Challenges in Machine Learning for Health

The secondary analysis of health data is challenging due to confounding, bias, uncertainty, and missingness.

Health data is irregularly sampled in time

Some data types are more frequently acquired than others. Vitals and laboratory measurmeents are taken for most in-patients. Clinical notes are also usually available for most patients. Ventilator settings, ECG signals, invasive blood pressure measurements, imaging data, and genomics data are are more infrequent. In the intensive care unit (ICU), for instance, continuous signals from ECG and ABP are typically sampled at 125Hz to 500Hz. The raw ECG, ABP, PPG signal can be downsampled to "high-frequency numerics" at 1sec or 1min interval. Some EHR databases will further apply a median filter so the highest sampling rate of vital signs like heart rate, blood pressure, temperature, and oxygen saturation is 5min. Ventilation settings and arterial blood gases can be charted every 6-12hours. Other metabolic and liver panels are often ordered every 12-24hours. These signals are acquired asynchronously, at irregular time intervals, and at different sampling rates.

Adherence to a standard nomenclature

EHR databases may not follow a standard nomenclature (like SNOMED, LOINC, MDIL, etc...), which introduces uncertainty in mapping measurements to standard concepts. OMOP is an example of an EHR database schema that attempts to heavily standardize concepts. However, the publicly accessible MIMIC and Philips eICU databases are not standardized and it is left up to the user to create concept mappings for medications, vital signs, laboratory measurements, and disease diagnoses. Many numeric fields like a laboratory measurement for creatinine can be entered as free text in the EHR user interface, which introduces further noise for the secondary analysis of EHR data.

Critical care data encodes physiology, clinical practice patterns, and clinicians concern

Electronic health records encode more than a patients physiology. The pattern of measurements, lab orders, and treatments capture the clinical decisions made at the bedside. The pattern of clinical decisions changes between institutions, between units in a hospital, the size of the institution (e.g. teaching vs community hospital). Disentangling physiology from clinical concern and care patterns is important to produce generalizable disease prediction models. However, this is not as important when using health data for operational research and to optimize hospital operations (e.g. forecasting bed occupancy).

Mapping patients across care settings

Connecting in-patient data collected in the hospital with out-patient data collected at home or in ambulatory care and emergency medical services is especially challenging. Even critical care data collected in the ICU can have periods of missing data where sensors like ECG, invasive ABP using an arterial line catheter, or PPG are missing for extended periods.

Data reliability

Nurse charted measurements can sometimes be unreliable. As an example, nurse charted respiratory rate at the bedside in the general ward is often rounded to a multiple of 5. Even continuously acquired signals can be unreliable. Timestamps between multiple sensors from different vendors (and sometimes the same vendor) can become desynchronized. The internal clock can drift. Some wearable devices may only save downsampled data instead of the raw signal.

Dataset and concept shift

Data drifts over time, institutions, hospital units, and countries. For example, ventilation settings and disease progression will change as more care givers adopt lung protective ventilation protocols; more patients have permissive hypertension and are on vasopressors in the neuro-ICU than in other units. Models that rely on interventions or physiological variables subject to dataset shift are susceptible to silent failure. Appropriate metrics to track dataset shift, model performance, and a pipeline to retrain and redeploy models are necessary.

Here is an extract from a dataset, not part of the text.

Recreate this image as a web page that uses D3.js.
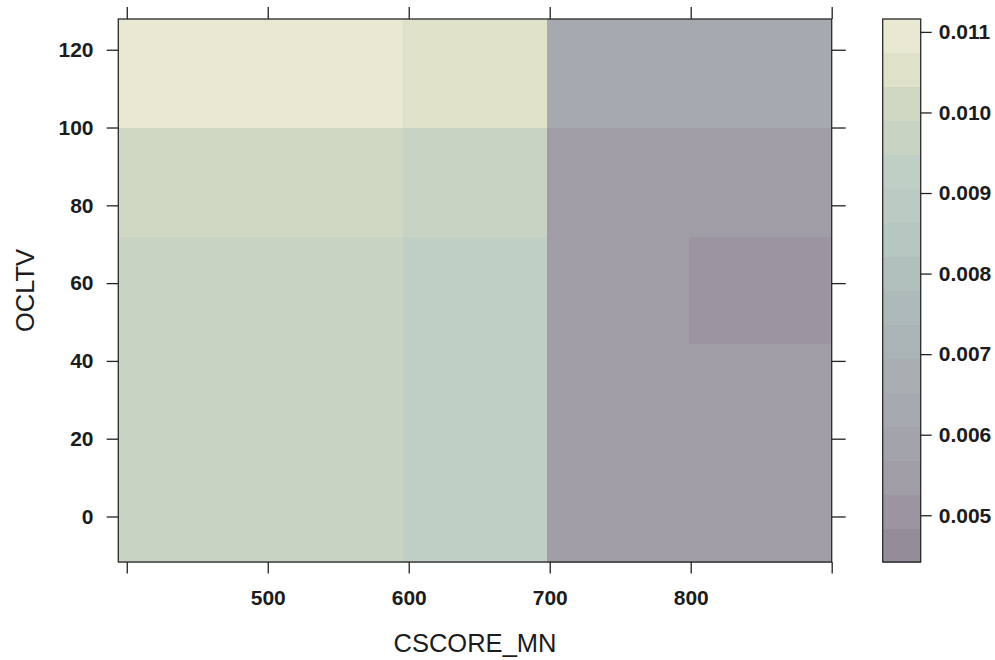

Generalizability of machine learning models

Algorithms developed for the general ward (GW) setting may not translate to higher acuity settings, and vice versa. Most patients in the GW are not on continuous monitoring and instead vitals are aperiodically nurse charted. Differences in the severity of illness and treatment patterns are also significantly different. Models should be carefully deployed in settings where they were designed and tested.

Reproducibility

Reproducibility of the data extraction pipeline is important for documentation and verification. This becomes challenging for a large team working on different parts of the data extraction pipeline with tasks like concept mapping, data labeling, cohort selection, and data pre-processing divided among scientists. Start by coordinating on data storage, naming conventions (for code and datasets), and tooling. I have found that documenting the pipeline in single function call helps with posterity and reproducibility.

Actionability

Algorithms that are actionable are tied to a protocol or clinical decision support system that is integrated into the clinical workflow. For example, predicting the that a patient is at high risk of hemodynamic shock on it's own is not useful unless it is tied to a protocol that triggers an alert and a clinical decision support system that recommends appropriate fluids or pressors.